To perform consistent (integrity-respecting) updates

Making atomic updates to the data in complete isolation can still leave the data in an invalid state. This happens when multiple such atomic updates succeed in complete isolation, but the merging resultant states results in an inconsistent state. Applications use serializable transactions to preempt the possibility of a concurrent conflicting update. Usecases:

  1. BankAccount
  2. A transfer transaction from account A to account B has to be serializable with respect to all other transfer transactions from account A to gaurantee application invariant of non-zero balance.
  3. Microblog:
  4. When deactivating the account of user (A), the userId has to be removed from the following list of all her followers, and subsequently from the user table.
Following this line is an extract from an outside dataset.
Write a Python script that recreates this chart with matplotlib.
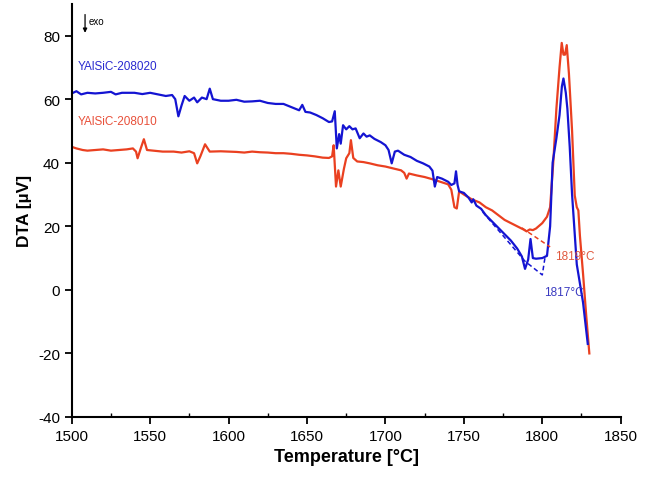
import matplotlib
matplotlib.use('Agg')
import matplotlib.pyplot as plt
from matplotlib.ticker import MultipleLocator

plt.rcParams['font.family'] = ['Liberation Sans', 'DejaVu Sans']
plt.rcParams['axes.unicode_minus'] = False

# YAlSiC-208020 (blue)
t_blue = [1500, 1503, 1506, 1510, 1515, 1520, 1525, 1528, 1532, 1540, 1545, 1550, 1555, 1560,
          1564, 1566, 1568, 1570, 1572, 1575, 1578, 1580, 1583, 1586, 1588, 1590, 1595, 1600,
          1605, 1610, 1615, 1620, 1625, 1630, 1635, 1640, 1645, 1647, 1649, 1652, 1656, 1660,
          1664, 1666, 1667.7, 1669, 1670.5, 1671.5, 1673, 1675, 1677, 1679, 1681, 1683.6, 1686,
          1688, 1690, 1693, 1697, 1700, 1702, 1704, 1706, 1708, 1712, 1716, 1720, 1724, 1728,
          1730, 1731.5, 1733, 1736, 1740, 1742, 1744, 1745, 1746, 1747, 1750, 1753, 1755, 1756,
          1758, 1761, 1764, 1768, 1772, 1776, 1780, 1784, 1787, 1789, 1791, 1792.5, 1794, 1796,
          1800, 1803, 1805, 1806.6, 1809, 1811, 1812.5, 1813.5, 1815, 1816, 1817.5, 1819, 1822,
          1826, 1829]
v_blue = [61.8, 62.5, 61.5, 62, 61.8, 62, 62.3, 61.5, 62, 62, 61.6, 62, 61.5, 61,
          61.3, 60, 54.6, 58, 61, 59.5, 60.5, 59, 60.5, 60, 63.3, 60, 59.5, 59.5,
          59.8, 59.2, 59.3, 59.5, 58.8, 58.5, 58.5, 57.5, 56.5, 58.2, 56, 55.8, 55, 54,
          52.8, 53, 56.2, 44.5, 49, 46, 51.8, 50.5, 51.5, 50.5, 50.8, 47.7, 49.2,
          48.2, 48.6, 47.5, 46.5, 45.5, 44, 39.8, 43.5, 43.8, 42.5, 41.8, 40.6, 39.8, 38.8,
          37.5, 32.5, 35.5, 35, 34, 33, 33.5, 37.3, 33, 31, 30.5, 29, 27.5, 28.5,
          26.5, 25.5, 23.5, 21.5, 19.5, 17.5, 15.5, 13, 10.5, 6.6, 9.5, 16, 10, 9.8,
          10, 10.7, 20, 40, 47.7, 55, 64, 66.5, 62, 57, 45, 30, 8,
          -4, -17]

# YAlSiC-208010 (red)
t_red = [1500, 1503, 1507, 1510, 1515, 1520, 1525, 1530, 1535, 1539, 1541, 1542, 1544, 1546,
         1548, 1552, 1558, 1565, 1570, 1575, 1578, 1580, 1582, 1585, 1588, 1595, 1600, 1605,
         1610, 1615, 1620, 1625, 1630, 1635, 1640, 1645, 1650, 1655, 1660, 1664, 1666, 1667,
         1668.5, 1670, 1671.5, 1673.5, 1675, 1677, 1678, 1679.5, 1682, 1686, 1690, 1695, 1700,
         1705, 1710, 1712, 1713.5, 1715, 1720, 1725, 1730, 1735, 1740, 1742, 1744, 1745.5, 1747,
         1750, 1755, 1760, 1764, 1768, 1772, 1776, 1780, 1784, 1788, 1790, 1792, 1794, 1796,
         1800, 1803, 1805, 1807, 1809, 1811, 1812.4, 1813.5, 1814.5, 1815.6, 1817, 1819, 1820.7,
         1822, 1823, 1824, 1826, 1828, 1830]
v_red = [45, 44.5, 44, 43.8, 44, 44.2, 43.8, 44, 44.2, 44.5, 43.5, 41.4, 44.5, 47.4,
         44, 43.8, 43.5, 43.5, 43.2, 43.6, 43, 39.8, 42, 45.8, 43.5, 43.6, 43.5, 43.4,
         43.2, 43.5, 43.3, 43.2, 43, 43, 42.8, 42.5, 42.3, 42, 41.6, 41.5, 42, 45.5,
         32.5, 37.6, 32.5, 38, 41.4, 43, 47.1, 41.5, 40.4, 40.2, 39.8, 39.2, 38.8,
         38.2, 37.6, 36.8, 35, 36.6, 36, 35.5, 34.8, 34, 33.2, 31.5, 26, 25.6, 31,
         30, 28.5, 27.5, 26, 25, 23.5, 22, 21, 20, 19, 18.4, 19, 18.8, 19.3,
         21, 23, 26, 40, 57, 70, 77.7, 74, 74, 77, 68, 50, 29.7,
         26, 25, 17, 5, -8, -20]

# onset construction lines
t_base_red = [1787, 1805]
v_base_red = [19.5, 13.5]
t_base_blue = [1762, 1789, 1800, 1802]
v_base_blue = [24.5, 9, 4.7, 11]

blue = '#1414d2'
red = '#ea4020'

fig = plt.figure(figsize=(6.52, 4.81), dpi=100)
ax = fig.add_axes([0.110, 0.131, 0.842, 0.859])

ax.plot(t_red, v_red, color=red, lw=1.6)
ax.plot(t_blue, v_blue, color=blue, lw=1.6)
ax.plot(t_base_red, v_base_red, color=red, lw=1.1, ls=(0, (3, 2)))
ax.plot(t_base_blue, v_base_blue, color=blue, lw=1.1, ls=(0, (3, 2)))

ax.text(1504, 70.5, 'YAlSiC-208020', color='#2a2ad0', fontsize=8.5, va='center')
ax.text(1504, 53, 'YAlSiC-208010', color='#e8503a', fontsize=8.5, va='center')
ax.text(1808, 10.5, '1819°C', color='#e0583e', fontsize=8.5, va='center')
ax.text(1801, -0.8, '1817°C', color='#3a3ac0', fontsize=8.5, va='center')
ax.annotate('', xy=(1508.5, 80), xytext=(1508.5, 87.5),
            arrowprops=dict(arrowstyle='-|>', color='black', lw=0.9, mutation_scale=6))
ax.text(1511, 84.5, 'exo', fontsize=7, va='center')

ax.set_xlim(1500, 1850)
ax.set_ylim(-40, 90)
ax.set_yticks([-40, -20, 0, 20, 40, 60, 80])
ax.xaxis.set_major_locator(MultipleLocator(50))
ax.xaxis.set_minor_locator(MultipleLocator(25))

for s in ['top', 'right']:
    ax.spines[s].set_visible(False)
for s in ['left', 'bottom']:
    ax.spines[s].set_linewidth(1.5)

ax.tick_params(axis='both', which='major', length=5, width=1.3, labelsize=11)
ax.tick_params(axis='x', which='minor', length=3, width=1.0, direction='in')

ax.set_xlabel('Temperature [°C]', fontsize=13, fontweight='bold',
              family=['Liberation Sans Narrow', 'Liberation Sans'])
ax.set_ylabel('DTA [µV]', fontsize=12.5, fontweight='bold',
              family=['Liberation Sans Narrow', 'Liberation Sans'])

fig.savefig('out.png', dpi=100)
All operations should appear to have happened simultaneously, so they have to be wrapped in a transaction. Furthermore, to prevent violation of referential integrity, the transaction has to be serializable with respect to all addFollower transactions adding followers to A.
  5. Rubis:
  6. concludeAuction and cancelBid transactions both can independently succeed possibly resulting in a state, where a bid is simultaneously a winning bid and a canceled bid. To avoid this inconsistency, cancelBid transaction needs to be serializable with concludeAuction transaction.

Notes

  • Circular referencing.
  • Let a transaction T contain an SC operation. If a transaction T' requests RR isolation w.r.t T, then T and T' are automatically serializable.